In this case the victim was only 12 years old when the incest commenced and continued over 3 years. However there is only one count on the charge sheet. State counsel said that it was a “rolled up” count and that, in effect the Appellant was being sentenced for a continuing course of conduct. Sentencing on the basis of a specimen count is possible if the accused accepts and adopts the other offences with which he has not been specifically charged. In Sikeli Koro v State Crim App No HAA 0048 of 2002l, I considered the difficulties in sentencing in a case where there is a specimen charge, In Clark v R (1996) 2 Cr App R (S), the English Court of Appeal said that in such a case, the sentence must not sentence on the basis that the offender was guilty of other offences unless he had admitted those other offences. The Court said, at p356:
“......... the appellant was not convicted of the offences making up the series, non did he admit them or request the Court to take them into consideration. Therefore, we are driven to the conclusion that this appellant, having been convicted on a single count particularising a single act, and not having admitted any offence beyond that can only be sentenced on the basis of that single act.”
In this case the Appellant pleaded not guilty and there was no admission of the other offences of incest. In the circumstances, he can only be sentenced on the basis that he committed one act of incest between 1996 and 1998. Taking therefore, the first act of incest, the victim was only 12 years at that time. The act of incest was accompanied by the fondling of breasts, and vagina, and by acts of oral sexual intercourse. It was also accompanied by threats of death.
In the circumstances a starting point of 5 years imprisonment would be justified. There are no mitigating circumstances other than the Appellant’s age and illnesses. The aggravating circumstances are the threats of violence, the accompanying indecent acts, and the age of the victim. In all the circumstances a sentence of 4 years imprisonment is appropriate.
The tariff for indecent assault in Fiji is 1 to 4 years imprisonment in Mark Mutch v State Crim App No AAU0060.1999, four year sentences for indecent assault in the case of an adult assaulting girls between the ages of 9 and 15 were upheld by the Fiji Court of Appeal. The indecent assault involved penetration of the vagina by the appellant’s finger.
In this case, the evidence was of “checking” the victim’s vagina for a few minutes. A starting point of 2 years imprisonment is appropriate. The aggravating factors are that the victim was the Appellant’s granddaughter, she was 14 years old at the time of the offence, and that she suffered pain as a result of the assault Mitigating factors are the Appellant’s age and his illness. I arrive at a sentence of 3 years imprisonment.

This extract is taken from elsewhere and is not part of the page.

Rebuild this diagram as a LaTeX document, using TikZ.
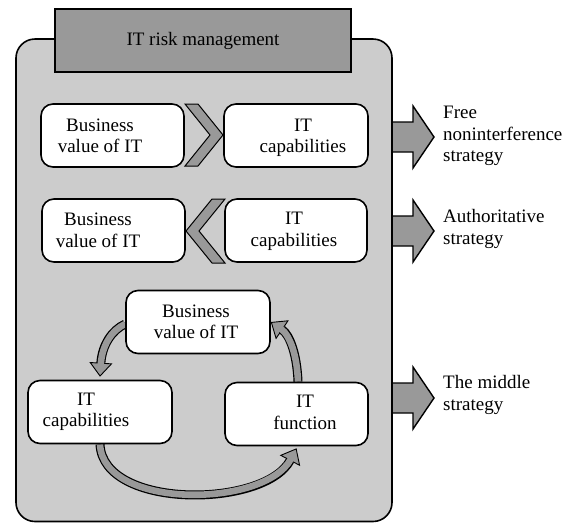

In principle these sentences ought to be served consecutively, because they are in respect of two separate and distinct offences. However, I consider a total of 7 years imprisonment to be excessive in total for a 67-year-old man with continuing health problems. As I said in Ratu Penioni Rokota v The State Crim App No HAA0060 of 2002, special sentencing considerations apply to the sentencing of the elderly. As D.A. Thomas said in his “Principles of Sentencing” at p 196:
“Recognition of age as a mitigating factor does not mean that imprisonment should never be imposed on elderly offenders and the Court has upheld sentences of imprisonment on men in their seventies. It is however a long- established principle that a sentence should normally be shortened so as to avoid the possibility that the offender will not live to be released.”
I therefore order that the sentences be served concurrently.
Result
The appeal against sentence succeeds. The sentence of 8 years imprisonment is quashed and is substituted by a sentence of 4 years imprisonment on Count 1 and 3 years imprisonment on count 2. They are to be served concurrently.